_The request_: Copy out the listing that follows exactly, dropping every picture.

_Data_:
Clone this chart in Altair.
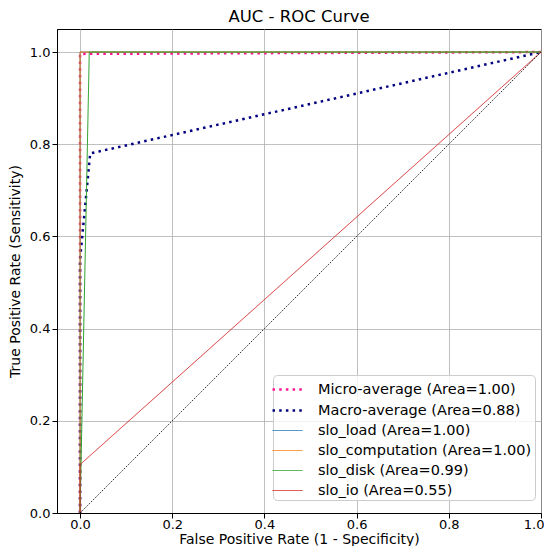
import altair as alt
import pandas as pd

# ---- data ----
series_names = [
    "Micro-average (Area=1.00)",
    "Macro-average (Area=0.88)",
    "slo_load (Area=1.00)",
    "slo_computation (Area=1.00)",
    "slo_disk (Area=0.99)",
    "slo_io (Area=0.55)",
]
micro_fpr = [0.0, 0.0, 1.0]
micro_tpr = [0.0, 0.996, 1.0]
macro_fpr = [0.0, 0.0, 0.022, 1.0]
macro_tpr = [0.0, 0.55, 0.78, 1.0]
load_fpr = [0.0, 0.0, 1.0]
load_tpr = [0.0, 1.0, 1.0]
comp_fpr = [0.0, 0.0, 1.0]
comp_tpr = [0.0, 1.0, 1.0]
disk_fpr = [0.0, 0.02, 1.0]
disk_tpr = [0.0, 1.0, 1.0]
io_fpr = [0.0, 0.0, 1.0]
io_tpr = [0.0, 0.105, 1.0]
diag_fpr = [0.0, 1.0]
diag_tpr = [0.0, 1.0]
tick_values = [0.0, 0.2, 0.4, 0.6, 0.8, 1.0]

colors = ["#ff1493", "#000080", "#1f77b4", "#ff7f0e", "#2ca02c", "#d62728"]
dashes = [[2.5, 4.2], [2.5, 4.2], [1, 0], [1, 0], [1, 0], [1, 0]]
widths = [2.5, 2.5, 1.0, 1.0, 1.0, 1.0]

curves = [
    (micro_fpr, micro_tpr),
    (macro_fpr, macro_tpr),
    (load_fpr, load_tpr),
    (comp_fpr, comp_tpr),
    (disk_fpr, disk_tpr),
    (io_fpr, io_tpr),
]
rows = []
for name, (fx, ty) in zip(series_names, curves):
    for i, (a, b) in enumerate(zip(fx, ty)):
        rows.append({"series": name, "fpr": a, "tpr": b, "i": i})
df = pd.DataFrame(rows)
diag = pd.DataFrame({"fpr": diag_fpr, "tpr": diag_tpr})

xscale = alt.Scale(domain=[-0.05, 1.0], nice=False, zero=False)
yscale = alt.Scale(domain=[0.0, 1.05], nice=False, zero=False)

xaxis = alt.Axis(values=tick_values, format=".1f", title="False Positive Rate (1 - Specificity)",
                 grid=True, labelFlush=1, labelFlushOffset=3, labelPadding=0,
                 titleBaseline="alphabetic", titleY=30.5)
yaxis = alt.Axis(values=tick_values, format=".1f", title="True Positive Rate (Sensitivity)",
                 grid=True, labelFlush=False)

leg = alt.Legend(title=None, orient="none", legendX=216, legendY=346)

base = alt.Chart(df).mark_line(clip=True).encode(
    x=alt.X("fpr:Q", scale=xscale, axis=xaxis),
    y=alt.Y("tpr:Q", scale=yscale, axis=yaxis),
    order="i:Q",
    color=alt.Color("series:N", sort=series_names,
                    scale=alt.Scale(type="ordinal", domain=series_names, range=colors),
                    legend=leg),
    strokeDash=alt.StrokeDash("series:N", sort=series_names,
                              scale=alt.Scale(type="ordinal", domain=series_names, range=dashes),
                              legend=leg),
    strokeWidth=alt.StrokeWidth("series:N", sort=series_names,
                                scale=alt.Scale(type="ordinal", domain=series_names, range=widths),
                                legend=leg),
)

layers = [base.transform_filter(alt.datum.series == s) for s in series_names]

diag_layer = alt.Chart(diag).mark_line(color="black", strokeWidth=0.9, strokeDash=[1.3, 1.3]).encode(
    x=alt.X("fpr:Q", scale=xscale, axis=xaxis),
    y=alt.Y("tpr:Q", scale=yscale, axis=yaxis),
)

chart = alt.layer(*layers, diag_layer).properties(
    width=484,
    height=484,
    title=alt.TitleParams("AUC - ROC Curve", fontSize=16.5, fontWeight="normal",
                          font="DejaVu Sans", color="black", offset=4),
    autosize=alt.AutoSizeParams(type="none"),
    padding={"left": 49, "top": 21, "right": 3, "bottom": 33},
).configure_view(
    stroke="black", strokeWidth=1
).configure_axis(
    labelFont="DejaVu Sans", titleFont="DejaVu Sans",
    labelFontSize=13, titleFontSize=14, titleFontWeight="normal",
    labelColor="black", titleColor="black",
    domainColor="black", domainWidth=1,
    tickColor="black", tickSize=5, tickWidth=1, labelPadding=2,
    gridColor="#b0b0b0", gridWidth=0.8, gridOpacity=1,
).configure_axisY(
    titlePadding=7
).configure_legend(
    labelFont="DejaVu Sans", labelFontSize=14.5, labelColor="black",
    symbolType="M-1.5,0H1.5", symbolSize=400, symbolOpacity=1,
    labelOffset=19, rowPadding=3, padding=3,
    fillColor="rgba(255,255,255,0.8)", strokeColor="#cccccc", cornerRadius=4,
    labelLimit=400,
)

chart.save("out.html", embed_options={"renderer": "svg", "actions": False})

_Output of the task_:
Clone this chart in Altair.
import altair as alt
import pandas as pd

# ---- data ----
series_names = [
    "Micro-average (Area=1.00)",
    "Macro-average (Area=0.88)",
    "slo_load (Area=1.00)",
    "slo_computation (Area=1.00)",
    "slo_disk (Area=0.99)",
    "slo_io (Area=0.55)",
]
micro_fpr = [0.0, 0.0, 1.0]
micro_tpr = [0.0, 0.996, 1.0]
macro_fpr = [0.0, 0.0, 0.022, 1.0]
macro_tpr = [0.0, 0.55, 0.78, 1.0]
load_fpr = [0.0, 0.0, 1.0]
load_tpr = [0.0, 1.0, 1.0]
comp_fpr = [0.0, 0.0, 1.0]
comp_tpr = [0.0, 1.0, 1.0]
disk_fpr = [0.0, 0.02, 1.0]
disk_tpr = [0.0, 1.0, 1.0]
io_fpr = [0.0, 0.0, 1.0]
io_tpr = [0.0, 0.105, 1.0]
diag_fpr = [0.0, 1.0]
diag_tpr = [0.0, 1.0]
tick_values = [0.0, 0.2, 0.4, 0.6, 0.8, 1.0]

colors = ["#ff1493", "#000080", "#1f77b4", "#ff7f0e", "#2ca02c", "#d62728"]
dashes = [[2.5, 4.2], [2.5, 4.2], [1, 0], [1, 0], [1, 0], [1, 0]]
widths = [2.5, 2.5, 1.0, 1.0, 1.0, 1.0]

curves = [
    (micro_fpr, micro_tpr),
    (macro_fpr, macro_tpr),
    (load_fpr, load_tpr),
    (comp_fpr, comp_tpr),
    (disk_fpr, disk_tpr),
    (io_fpr, io_tpr),
]
rows = []
for name, (fx, ty) in zip(series_names, curves):
    for i, (a, b) in enumerate(zip(fx, ty)):
        rows.append({"series": name, "fpr": a, "tpr": b, "i": i})
df = pd.DataFrame(rows)
diag = pd.DataFrame({"fpr": diag_fpr, "tpr": diag_tpr})

xscale = alt.Scale(domain=[-0.05, 1.0], nice=False, zero=False)
yscale = alt.Scale(domain=[0.0, 1.05], nice=False, zero=False)

xaxis = alt.Axis(values=tick_values, format=".1f", title="False Positive Rate (1 - Specificity)",
                 grid=True, labelFlush=1, labelFlushOffset=3, labelPadding=0,
                 titleBaseline="alphabetic", titleY=30.5)
yaxis = alt.Axis(values=tick_values, format=".1f", title="True Positive Rate (Sensitivity)",
                 grid=True, labelFlush=False)

leg = alt.Legend(title=None, orient="none", legendX=216, legendY=346)

base = alt.Chart(df).mark_line(clip=True).encode(
    x=alt.X("fpr:Q", scale=xscale, axis=xaxis),
    y=alt.Y("tpr:Q", scale=yscale, axis=yaxis),
    order="i:Q",
    color=alt.Color("series:N", sort=series_names,
                    scale=alt.Scale(type="ordinal", domain=series_names, range=colors),
                    legend=leg),
    strokeDash=alt.StrokeDash("series:N", sort=series_names,
                              scale=alt.Scale(type="ordinal", domain=series_names, range=dashes),
                              legend=leg),
    strokeWidth=alt.StrokeWidth("series:N", sort=series_names,
                                scale=alt.Scale(type="ordinal", domain=series_names, range=widths),
                                legend=leg),
)

layers = [base.transform_filter(alt.datum.series == s) for s in series_names]

diag_layer = alt.Chart(diag).mark_line(color="black", strokeWidth=0.9, strokeDash=[1.3, 1.3]).encode(
    x=alt.X("fpr:Q", scale=xscale, axis=xaxis),
    y=alt.Y("tpr:Q", scale=yscale, axis=yaxis),
)

chart = alt.layer(*layers, diag_layer).properties(
    width=484,
    height=484,
    title=alt.TitleParams("AUC - ROC Curve", fontSize=16.5, fontWeight="normal",
                          font="DejaVu Sans", color="black", offset=4),
    autosize=alt.AutoSizeParams(type="none"),
    padding={"left": 49, "top": 21, "right": 3, "bottom": 33},
).configure_view(
    stroke="black", strokeWidth=1
).configure_axis(
    labelFont="DejaVu Sans", titleFont="DejaVu Sans",
    labelFontSize=13, titleFontSize=14, titleFontWeight="normal",
    labelColor="black", titleColor="black",
    domainColor="black", domainWidth=1,
    tickColor="black", tickSize=5, tickWidth=1, labelPadding=2,
    gridColor="#b0b0b0", gridWidth=0.8, gridOpacity=1,
).configure_axisY(
    titlePadding=7
).configure_legend(
    labelFont="DejaVu Sans", labelFontSize=14.5, labelColor="black",
    symbolType="M-1.5,0H1.5", symbolSize=400, symbolOpacity=1,
    labelOffset=19, rowPadding=3, padding=3,
    fillColor="rgba(255,255,255,0.8)", strokeColor="#cccccc", cornerRadius=4,
    labelLimit=400,
)

chart.save("out.html", embed_options={"renderer": "svg", "actions": False})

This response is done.